Bradford called for Shang “to be suspended, pending the outcome of the investigation.” Bradford’s colleagues would not support her motion, and it failed for lack of a second. The commission’s unwillingness to suspend Shang further fueled the anger of her detractors.
After that stormy session, Shang left the meeting chamber without commenting on the rancorous and rowdy chorus opposing her.
Bradford that evening hinted the FDLE could investigate, but there was no firm word of such a state probe. The Beacon Aug. 7 asked Deltona Public Information Director Lee Lopez — the only authorized source for official information within the city administration — if an investigation is under way and if anyone inside City Hall has been contacted or talked with outside investigators, as well as Shang’s response to the outpouring of public anger. The Beacon was present at Deltona City Hall Aug. 9 and asked to talk with Shang, but was informed she “is in a meeting.”
Shang’s response was slow in coming, reaching the newspaper later Aug. 9. The response included a two-page statement describing the litany of complaints as “differences of opinion that are not completely factual.”
Shang’s written response also highlighted the positive happenings within Deltona, notably the advent of new businesses, a home-construction boom, repaving of streets, and renewed attention to stormwater problems.
“As a reminder, there are two sides to every story,” Shang continued.
Her statement closed with an olive branch.
“I regret and apologize for the implication that I do not wish to work with the public. I am committed to finding a way to bridge our differences. I hope that we can agree that all citizens, including public employees, have basic rights that should be protected and respected,” Shang concluded.
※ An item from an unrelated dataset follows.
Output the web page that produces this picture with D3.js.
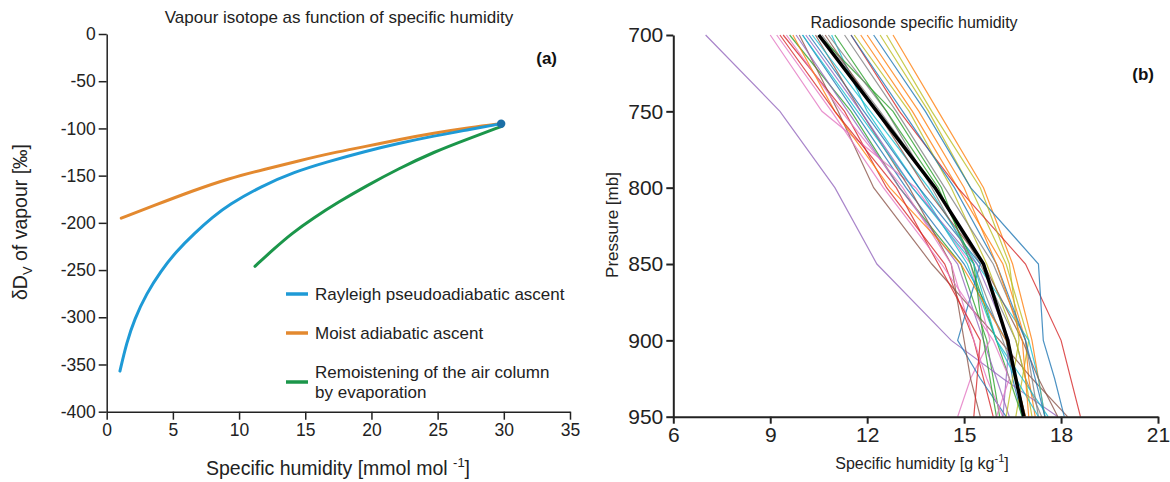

With Shang’s e-mail statement was a ruling by the Florida Ethics Commission, clearing her of any wrongdoing in a 2016 case filed against her by then-Commissioner Brian Soukup.
Soukup resigned from the District 5 City Commission seat last year because of his frustration with Shang and his colleagues’ unwillingness to discuss her actions and management style.
Bradford could not say when the FDLE investigation of Shang’s governance may be completed.
For now at least, Shang is safe. To dismiss her, a supermajority, meaning at least five of the seven members of the City Commission, would have to vote for such a motion. She has become a campaign issue for a few of the candidates for the commission, as they have vowed to vote her out if they are elected in the upcoming election cycle.
Asked if he was aware of Bradford’s contact with the FDLE, Mayor John Masiarczyk expressed surprise, and denied any involvement or backing for her action.
“I don’t know anything about it. I haven’t heard anything officially,” he replied, when The Beacon asked him if had talked with any investigators.
“If she [Bradford] is doing it, she’s doing it on her own,” Masiarczyk added, regarding his junior colleague’s outreach to the state police agency.